To solve the routing problem, the FreeBSD CAM layer takes advantage
of the relatively long lifetime of most device, peripheral
associations. A disk, for example, that is discovered at boot
time, will receive it's commands from the same peripheral drivers
until the system is halted, or a hardware failure or other
asynchronous event causes this link to be severed. This presents
an obvious oportunity to cache routing path information to avoid
EDT lookups. FreeBSD CAM stores this cached information in
cam_path
objects. A
cam_path
is an opaque object that contains
not only the bus, target, lun tuple from which it was created, but
direct pointers into the EDT to provide immediate access to all EDT
objects composing the route from peripheral to device. It may seem
that, as the EDT objects themselves contain tuple information,
keeping tuple information in the cam_path
is redundant, but paths may need to be exported to applications
running in the user address space or even a remote system, where
access to the EDT information is not possible. This forces the
requirement of a portable representation of the tuple.
Not all routing tasks involve a single destination. This is often
the case for asynchronous events. When a bus reset occurs, for
example, the event applies to all devices attached to the bus where
the reset origniated. To handle these kinds of situations,
cam_path
components may be wild carded.
Wild card components have NULL pointers into the EDT and use the
CAM_BUS_WILDCARD, CAM_TARGET_WILDCARD, and CAM_LUN_WILDCARD
constants for tuple values. Although the EDT is not effecient for
performing point to point routing operations, it's hierarchical
list format reduces the "broadcasting" associated with
wild cards to a simple list traversal with all list components
being of interest.
Perhaps the most complicated task performed by the XPT layer is that of resource management. The resources in a CAM system that the XPT is concerned with fall into three areas. The most obvious resource is that of system ram which is used to allocate the CAM Control Blocks (CCBs) that represent transactions as they pass through the CAM system. Often more constraining are the limits imposed by the number of transactions a particular device can handle simultaneously.
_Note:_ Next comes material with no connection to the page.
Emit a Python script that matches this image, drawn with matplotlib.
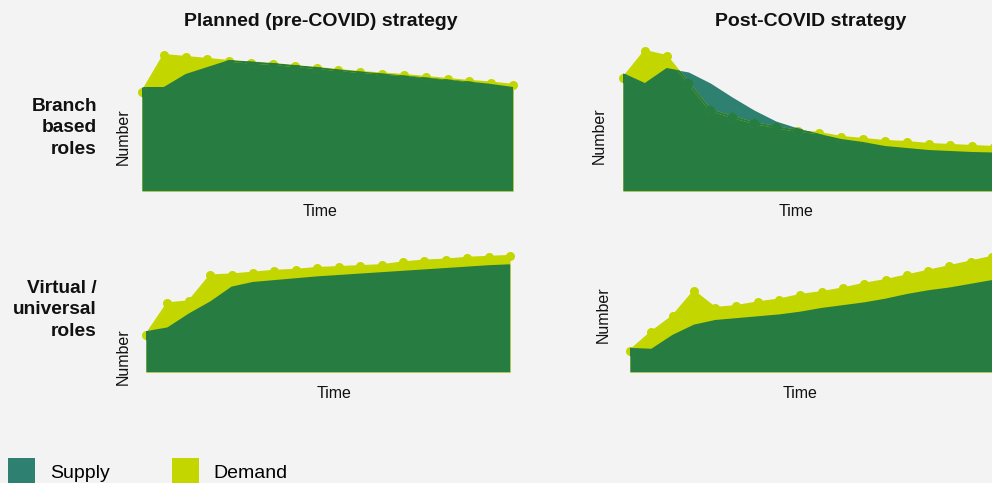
import numpy as np
import matplotlib
matplotlib.use("Agg")
import matplotlib.pyplot as plt
from matplotlib.patches import Patch

plt.rcParams['font.family'] = ['Liberation Sans', 'DejaVu Sans']

# ---- data (arbitrary "number" units over time steps) ----
time_steps = list(range(18))

pre_branch_demand = [99, 136, 134, 132, 130, 128.5, 127, 125, 123, 121, 119, 117.5, 116, 114, 112, 110, 108.5, 106]
pre_branch_supply = [104, 104, 117, 124, 131, 129.5, 128, 126, 124, 121.5, 119.5, 117.5, 115.5, 113.5, 111.5, 109.5, 107, 104]

post_branch_demand = [113, 140, 135, 108, 81, 74, 68, 64, 60, 58, 54, 52, 50, 49, 47, 46, 45, 44]
post_branch_supply = [118, 108, 123, 119, 108, 94, 81, 70, 63, 57, 52, 49, 45, 43, 41, 40, 39, 38.5]

pre_virtual_demand = [40, 74, 76, 104, 105, 107, 109, 110, 112, 113, 114, 115, 118, 120, 121, 123, 124, 125]
pre_virtual_supply = [44, 48, 63, 76, 92, 97, 99, 101, 103, 104.5, 106, 107.5, 109, 110.5, 112, 113.5, 115, 116]

post_virtual_demand = [23, 43, 60, 87, 69, 71, 75, 78, 83, 86, 90, 95, 99, 104, 109, 114, 119, 124]
post_virtual_supply = [26, 25, 40, 51, 56, 58, 60, 62, 65, 69, 72, 75, 79, 84, 88, 91, 95, 99]

col_titles = ["Planned (pre-COVID) strategy", "Post-COVID strategy"]
row_labels = ["Branch\nbased\nroles", "Virtual /\nuniversal\nroles"]
legend_labels = ["Supply", "Demand"]

BG = "#f3f3f3"
TEAL = "#2e8070"
YELLOW = "#c4d600"
DKGREEN = "#277c42"

W, H = 992, 483
fig = plt.figure(figsize=(W / 100, H / 100), dpi=100, facecolor=BG)


def px_axes(left, right, bottom, height):
    return fig.add_axes([left / W, 1 - bottom / H, (right - left) / W, height / H])


def draw_panel(ax, demand, supply):
    x = np.array(time_steps, dtype=float)
    d = np.array(demand, dtype=float)
    s = np.array(supply, dtype=float)
    ax.set_facecolor("none")
    sup = ax.fill_between(x, 0, s, color=TEAL, linewidth=0)
    ax.fill_between(x, 0, d, color=YELLOW, linewidth=0)
    ax.plot(x, d, "-o", color=YELLOW, lw=1.5, ms=6.5, mew=0, clip_on=False)
    # overlap region (demand within supply) shown in dark green
    clip_path = sup.get_paths()[0]
    ov = ax.fill_between(x, 0, d, color=DKGREEN, linewidth=0)
    ov.set_clip_path(clip_path, ax.transData)
    ln, = ax.plot(x, d, "-o", color=DKGREEN, lw=1.5, ms=7, mew=0)
    ln.set_clip_path(clip_path, ax.transData)
    ax.set_xlim(0, 17)
    ax.set_ylim(0, 140)
    ax.set_xticks([])
    ax.set_yticks([])
    for sp in ax.spines.values():
        sp.set_visible(False)


ax_tl = px_axes(142, 513, 191, 140)
ax_tr = px_axes(623, 994, 191, 140)
ax_bl = px_axes(146, 510, 372, 130)
ax_br = px_axes(630, 992, 372, 130)

draw_panel(ax_tl, pre_branch_demand, pre_branch_supply)
draw_panel(ax_tr, post_branch_demand, post_branch_supply)
draw_panel(ax_bl, pre_virtual_demand, pre_virtual_supply)
draw_panel(ax_br, post_virtual_demand, post_virtual_supply)


def ftext(x, y, s, **kw):
    fig.text(x / W, 1 - y / H, s, **kw)


ftext(321, 21, col_titles[0], ha="center", va="center", fontsize=14, fontweight="bold", color="#111111")
ftext(811, 21, col_titles[1], ha="center", va="center", fontsize=14, fontweight="bold", color="#111111")

ftext(97, 128, row_labels[0], ha="right", va="center", fontsize=13.8, fontweight="bold",
      color="#111111", linespacing=1.38, multialignment="right")
ftext(97, 310, row_labels[1], ha="right", va="center", fontsize=13.8, fontweight="bold",
      color="#111111", linespacing=1.38, multialignment="right")

for (xx, yy) in [(123, 137), (599, 136), (123, 357), (603, 315)]:
    ftext(xx, yy, "Number", ha="center", va="center", rotation=90, fontsize=11.5, color="#111111")
for (xx, yy) in [(320, 211), (796, 211), (334, 394), (800, 394)]:
    ftext(xx, yy, "Time", ha="center", va="center", fontsize=11.5, color="#111111")

handles = [Patch(facecolor=TEAL, edgecolor="none"), Patch(facecolor=YELLOW, edgecolor="none")]
fig.legend(handles, legend_labels, loc="upper left", bbox_to_anchor=(8 / W, 1 - 458 / H),
           ncol=2, frameon=False, fontsize=14, handlelength=1.4, handleheight=1.8,
           handletextpad=0.75, columnspacing=3.2, borderpad=0, borderaxespad=0)

fig.savefig("out.png", dpi=100, facecolor=BG)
This paper will often refer to this resource as "device openings". The last resource of concern for the XPT is the number of transactions a particular SIM can queue at a given time, known as "controller openings". Not only must the XPT allocate these resources in a fair manner based on transaction priority, but it must also ensure that resource allocation allows for proper error recovery and that transaction order is consistent. Luckily, a unified aproach can be used to deal with all three types of resources.
The basic data structure used by the XPT layer to handle resource
allocation and scheduing is the camq
. The
camq
is a heap based priority queue that
sorts its entries by a 32 bit priority value, and a generation
count that is incremented and applied by the client of the queue to
entries as they are inserted. The generation count combined with
the two key sort ensure that no two entries in the queue have the
exact same overall priority and that round-robin per priority level
scheduling is enforced. Heap based queues offer
O(log2n) running time for both insertion and
deletion, but in the very common case in CAM where, due to a fixed
priority and an always increasing generation count, almost all new
entries in the queue have slightly higher priority than the other
entries in the queue, insertion becomes O(1).
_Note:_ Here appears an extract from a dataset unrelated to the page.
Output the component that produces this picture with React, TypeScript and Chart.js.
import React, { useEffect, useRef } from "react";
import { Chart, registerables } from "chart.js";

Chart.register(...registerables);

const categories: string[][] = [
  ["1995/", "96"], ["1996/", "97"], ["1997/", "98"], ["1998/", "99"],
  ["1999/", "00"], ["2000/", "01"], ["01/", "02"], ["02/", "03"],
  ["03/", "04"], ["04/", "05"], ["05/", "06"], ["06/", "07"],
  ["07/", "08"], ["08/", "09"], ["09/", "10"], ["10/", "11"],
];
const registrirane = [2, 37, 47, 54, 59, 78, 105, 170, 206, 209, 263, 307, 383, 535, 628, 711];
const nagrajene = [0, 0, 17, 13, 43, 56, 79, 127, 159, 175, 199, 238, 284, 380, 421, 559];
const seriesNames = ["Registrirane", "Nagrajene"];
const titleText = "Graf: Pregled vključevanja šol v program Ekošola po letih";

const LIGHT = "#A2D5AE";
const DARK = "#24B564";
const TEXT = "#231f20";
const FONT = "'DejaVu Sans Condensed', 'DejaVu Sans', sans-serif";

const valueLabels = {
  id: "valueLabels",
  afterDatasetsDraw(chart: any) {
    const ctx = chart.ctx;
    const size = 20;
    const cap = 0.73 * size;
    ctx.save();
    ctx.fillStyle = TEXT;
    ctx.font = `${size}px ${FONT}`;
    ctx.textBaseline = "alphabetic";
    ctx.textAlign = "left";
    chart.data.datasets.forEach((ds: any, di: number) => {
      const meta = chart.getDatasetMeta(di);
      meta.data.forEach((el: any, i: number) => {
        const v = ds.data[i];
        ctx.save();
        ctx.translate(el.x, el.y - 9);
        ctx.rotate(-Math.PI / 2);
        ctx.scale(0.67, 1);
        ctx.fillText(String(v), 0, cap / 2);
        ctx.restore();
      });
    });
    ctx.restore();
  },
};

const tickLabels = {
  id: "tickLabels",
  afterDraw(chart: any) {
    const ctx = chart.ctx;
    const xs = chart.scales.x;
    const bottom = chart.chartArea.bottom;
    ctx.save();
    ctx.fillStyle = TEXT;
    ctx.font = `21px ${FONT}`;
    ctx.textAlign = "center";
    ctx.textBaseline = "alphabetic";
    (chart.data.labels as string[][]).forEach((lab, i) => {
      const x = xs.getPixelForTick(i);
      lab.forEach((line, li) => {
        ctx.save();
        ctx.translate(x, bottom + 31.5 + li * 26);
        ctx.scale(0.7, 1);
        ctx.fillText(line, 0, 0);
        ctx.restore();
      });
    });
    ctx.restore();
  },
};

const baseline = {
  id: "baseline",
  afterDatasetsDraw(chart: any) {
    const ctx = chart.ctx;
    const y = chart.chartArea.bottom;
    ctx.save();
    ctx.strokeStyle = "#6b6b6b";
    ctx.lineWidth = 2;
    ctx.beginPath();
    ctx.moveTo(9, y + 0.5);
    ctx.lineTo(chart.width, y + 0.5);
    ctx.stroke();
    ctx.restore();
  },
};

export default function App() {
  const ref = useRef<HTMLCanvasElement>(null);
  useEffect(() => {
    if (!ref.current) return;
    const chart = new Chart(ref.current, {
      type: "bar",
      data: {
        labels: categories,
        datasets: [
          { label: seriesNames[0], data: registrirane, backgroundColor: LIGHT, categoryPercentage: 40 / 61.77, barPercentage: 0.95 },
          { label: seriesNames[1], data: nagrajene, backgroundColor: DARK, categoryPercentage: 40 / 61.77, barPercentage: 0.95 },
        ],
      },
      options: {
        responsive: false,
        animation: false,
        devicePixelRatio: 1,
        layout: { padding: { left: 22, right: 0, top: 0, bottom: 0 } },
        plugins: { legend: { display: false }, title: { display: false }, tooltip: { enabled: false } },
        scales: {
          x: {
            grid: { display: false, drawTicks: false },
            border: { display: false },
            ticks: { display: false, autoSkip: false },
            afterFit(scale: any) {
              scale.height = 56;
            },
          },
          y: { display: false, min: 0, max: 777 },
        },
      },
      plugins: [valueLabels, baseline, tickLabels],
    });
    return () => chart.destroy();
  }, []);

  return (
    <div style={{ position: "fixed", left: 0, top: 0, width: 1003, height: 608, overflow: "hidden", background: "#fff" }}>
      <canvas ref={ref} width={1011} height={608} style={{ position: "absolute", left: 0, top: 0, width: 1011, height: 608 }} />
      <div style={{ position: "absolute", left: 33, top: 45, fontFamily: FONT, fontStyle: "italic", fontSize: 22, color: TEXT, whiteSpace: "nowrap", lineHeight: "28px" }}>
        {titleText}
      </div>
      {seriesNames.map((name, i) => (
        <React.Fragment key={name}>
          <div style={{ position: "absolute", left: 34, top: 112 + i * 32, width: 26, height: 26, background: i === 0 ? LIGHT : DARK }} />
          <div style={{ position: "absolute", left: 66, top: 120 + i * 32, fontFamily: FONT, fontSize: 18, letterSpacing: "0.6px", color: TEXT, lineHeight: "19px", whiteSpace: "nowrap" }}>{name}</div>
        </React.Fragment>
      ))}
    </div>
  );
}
Perhaps the easiest way to see how the
camq
is employed by the XPT is to track a
typical peripheral request through the system. In this scenario,
we are dealing with SCSI command or similar requests which by their
nature consume CAM and HBA resources in order to be fulfilled.
When a peripheral driver receives request from the system (read,
write, ioctl), it queues the request in a manner specific to the
peripheral driver, and calls xpt_schedule
with
a priority appropriate for the transaction. In response to the
xpt_schedule
call, the XPT places the
peripheral instance into a camq
of
cam_periph
objects waiting for resources
on the target device. If the peripheral driver was already queued
at this level, the XPT simply checks to see if the priority of the
peripheral has been increased and updates the queue accordingly.
At this point, we have provided a round-robin queue at the
peripheral level to consume device openings. To address controller
level resources, we maintain a camq<
of
devices awaiting common controller resources. Each device is
assigned the priority of the highest priority peripheral in it's
queue. When controller resources become available, the highest
priority device is dequeued, the highest priority peripheral is
dequeued, and the peripheral's registered start routine is called
with an allocated CCB as an argument. The peripheral driver
dequeues its highest priority transaction, fills out the passed in
CCB based on this transaction, and sends the CCB off to be routed
to the SIM with a call to xpt_action
. Before
returning from its start routine, the peripheral driver determines
if it has other transactions waiting, and if so, calls
xpt_schedule
again. As the call stack
unwinds, the process of "re-scheduling" continues with
the device requesting itself to be queued again if it still has
resources available and peripheral instances requesting those
resources.
The camq
s at the device and controller
level provide for the initial allocation of resources, but how does
the system handle an error? The goal of the XPT is to ensure that
transaction ordering is maintained to each device even in the event
of an error. To do this, we must introduce one more
camq
, this time holding CCBs that have
been allocated, but are waiting to be processed by the SIM. In the
common case, this queue is empty. After all, the XPT has gone
through a somewhat complicated allocation scheduler to ensure that
the SIM and device have the resources necessary to handle an
allocated CCB. When an error occurs, however, this low level CCB
queue is placed into the "frozen" state, and any CCBs
affected by the error condition, returned to the peripheral driver.
For every CCB returned, the "frozen" count of the CCB
queue is incremented. Only once the count is reduced to 0 by the
peripheral driver, are CCBs allowed to flow to the SIM. In order
to handle the error, the peripheral driver will likely re-queue the
affected transactions, send a high priority error recovery CCB to
address the condition, and then release the queue. As the CCB
queue is priority ordered, the high priority recovery action
automatically becomes the next transaction to run. The fact that
the frozen count is incremented for each returned CCB ensures that
the order in which the transactions are returned to the peripheral
driver and requeued doesn't affect transaction replay as all
transactions must be addressed (e.g. requeued into our sourced CCB
queue) before the count will go to zero and release the queue.